Quinn’s response to the essential question in this writer series — a Catholic writer or a writer who happens to be Catholic? — is both unique and revealing.
“I don’t happen to be Catholic. I choose to be. And I don’t happen to be a novelist. I choose to be. Both come with their tribulations and triumphs, and at times, there’s the temptation to walk away. But I stay because, at the deepest level, these identities define my sense of self. That said, I don’t consciously write, defend or advance church precepts or presumptions. I’m a novelist, not a philosopher. I write about people who are confused and compromised in all sorts of ways.”
By way of elaboration, Quinn offers the metaphor of God the creator as the primordial writer. “He brings these characters (us) into life and endows them (us) with free will,” Quinn said. “At times, I want to warn my characters away from certain choices and decisions, but I can’t force them to do what they don’t want to do. Doesn’t God face the same dilemma? If I try to make a character do something not true to who he/she is, the writing becomes forced and false. I believe in original sin and grace and redemption. I don’t ask my character to embody my beliefs. I ask them to be believable and real.”

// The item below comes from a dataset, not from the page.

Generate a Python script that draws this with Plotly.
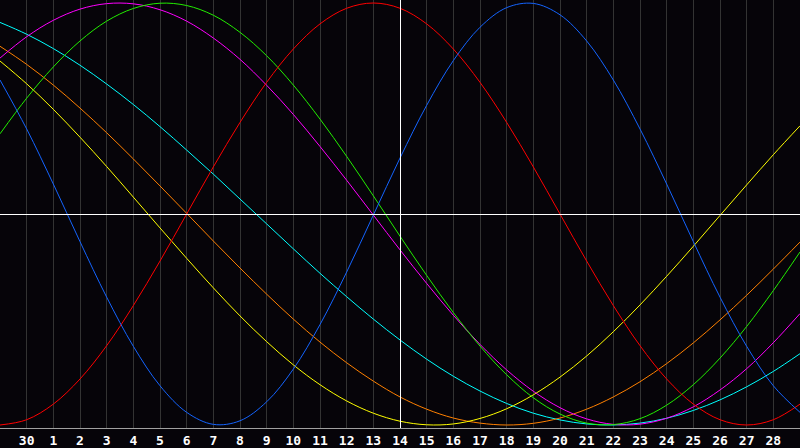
import plotly.graph_objects as go

# day slots across the chart (gridline index 0..30)
day_index = list(range(31))
# labels shown under gridlines 1..29
tick_labels = ["30"] + [str(d) for d in range(1, 29)]
today_index = 15

physical = [0.635, 0.403, 0.142, -0.131, -0.394, -0.627, -0.814, -0.940, -0.997, -0.980,
            -0.890, -0.735, -0.524, -0.275, -0.005, 0.265, 0.515, 0.727, 0.885, 0.978,
            0.998, 0.944, 0.820, 0.635, 0.403, 0.142, -0.131, -0.394, -0.627, -0.814, -0.940]
emotional = [-1.000, -0.975, -0.901, -0.782, -0.624, -0.434, -0.223, 0.000, 0.223, 0.434,
             0.624, 0.782, 0.901, 0.975, 1.000, 0.975, 0.901, 0.782, 0.624, 0.434,
             0.223, 0.000, -0.223, -0.434, -0.624, -0.782, -0.901, -0.975, -1.000, -0.975, -0.901]
intellectual = [0.380, 0.549, 0.697, 0.820, 0.914, 0.974, 0.999, 0.988, 0.942, 0.861,
                0.750, 0.611, 0.450, 0.273, 0.086, -0.105, -0.291, -0.467, -0.626, -0.762,
                -0.871, -0.948, -0.991, -0.998, -0.970, -0.906, -0.809, -0.683, -0.533, -0.363, -0.180]
intuitive = [0.739, 0.840, 0.918, 0.971, 0.997, 0.996, 0.968, 0.914, 0.834, 0.733,
             0.610, 0.472, 0.320, 0.160, -0.005, -0.170, -0.329, -0.480, -0.618, -0.739,
             -0.840, -0.918, -0.971, -0.997, -0.996, -0.968, -0.914, -0.834, -0.733, -0.610, -0.472]
aesthetic = [0.725, 0.617, 0.496, 0.364, 0.225, 0.080, -0.066, -0.210, -0.350, -0.483,
             -0.605, -0.715, -0.809, -0.886, -0.944, -0.982, -0.999, -0.995, -0.969, -0.923,
             -0.857, -0.773, -0.673, -0.558, -0.431, -0.295, -0.153, -0.007, 0.138, 0.281, 0.418]
awareness = [0.795, 0.709, 0.611, 0.502, 0.385, 0.261, 0.133, 0.003, -0.128, -0.256,
             -0.380, -0.498, -0.607, -0.705, -0.792, -0.867, -0.925, -0.967, -0.991, -1.000,
             -0.992, -0.967, -0.925, -0.867, -0.795, -0.709, -0.611, -0.502, -0.385, -0.261, -0.133]
spiritual = [0.908, 0.852, 0.784, 0.705, 0.616, 0.519, 0.414, 0.303, 0.189, 0.071,
             -0.047, -0.165, -0.281, -0.392, -0.498, -0.597, -0.688, -0.769, -0.839, -0.898,
             -0.944, -0.976, -0.995, -1.000, -0.991, -0.968, -0.931, -0.881, -0.819, -0.746, -0.662]

series = [
    ("Spiritual", spiritual, "#00ffff"),
    ("Awareness", awareness, "#ff8000"),
    ("Aesthetic", aesthetic, "#ffff00"),
    ("Intuitive", intuitive, "#ff00ff"),
    ("Intellectual", intellectual, "#22ee00"),
    ("Emotional", emotional, "#ff0000"),
    ("Physical", physical, "#1464ff"),
]

fig = go.Figure()
for name, vals, color in series:
    fig.add_trace(go.Scatter(
        x=day_index, y=vals, mode="lines", name=name,
        line=dict(color=color, width=1, shape="spline", smoothing=1.0),
        hoverinfo="skip",
    ))

# half-pixel nudges keep the 1px reference lines crisp
y_half_px = 2 * 1.0142 / 428 / 2
x_half_px = 30 / 800 / 2
fig.add_hline(y=0 - y_half_px, line=dict(color="#ffffff", width=1), layer="above")
fig.add_vline(x=today_index + x_half_px, line=dict(color="#ffffff", width=1), layer="above")

fig.update_layout(
    width=800, height=448,
    margin=dict(l=0, r=0, t=0, b=20),
    paper_bgcolor="#060409",
    plot_bgcolor="#060409",
    showlegend=False,
    xaxis=dict(
        range=[0, 30],
        tickmode="array",
        tickvals=list(range(1, 30)),
        ticktext=tick_labels,
        showgrid=True, gridcolor="#333333", gridwidth=1,
        zeroline=False,
        showline=True, linecolor="#a0a0a0", linewidth=1, mirror=True,
        ticks="",
        tickfont=dict(family="DejaVu Sans Mono", size=13, color="#ffffff", weight="bold"),
        fixedrange=True,
    ),
    yaxis=dict(
        range=[-1.0142, 1.0142],
        showgrid=False, zeroline=False, showticklabels=False,
        showline=True, linecolor="#a0a0a0", linewidth=1, mirror=True,
        ticks="",
        fixedrange=True,
    ),
)

fig.write_html(
    "out.html",
    config={"displayModeBar": False},
    post_script="document.body.style.margin='0px';document.body.style.background='#060409';",
)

Quinn’s home parish growing up was St. Raymond’s in the Bronx, where he was influenced by a young curate, Father John Flynn. Quinn cites the influence of Father Flynn as a key not only to his writing, but also to his maintaining any contact with the Catholic Church.
“The example and memory of Father Flynn are one of the reasons I’m still a Catholic,” Quinn said. “His heroic service to the marginalized is a reminder of what it means to live out the essential message of the Gospel.”
He has also attended at Sacred Heart Parish in Dobbs Ferry, N.Y., and St. Joseph of the Holy Family in Harlem.
Quinn continues to pursue Catholic writing projects, both as a journalist and as a writer of fiction.
“I’ve been working on a new book for six years, give or take a year or so,” he told CNS in November. “The title is ‘Eat the Moon,’ from Yeats’ poem ‘Brown Penny.’ It’s a race to see which will be finished first — me or the novel.”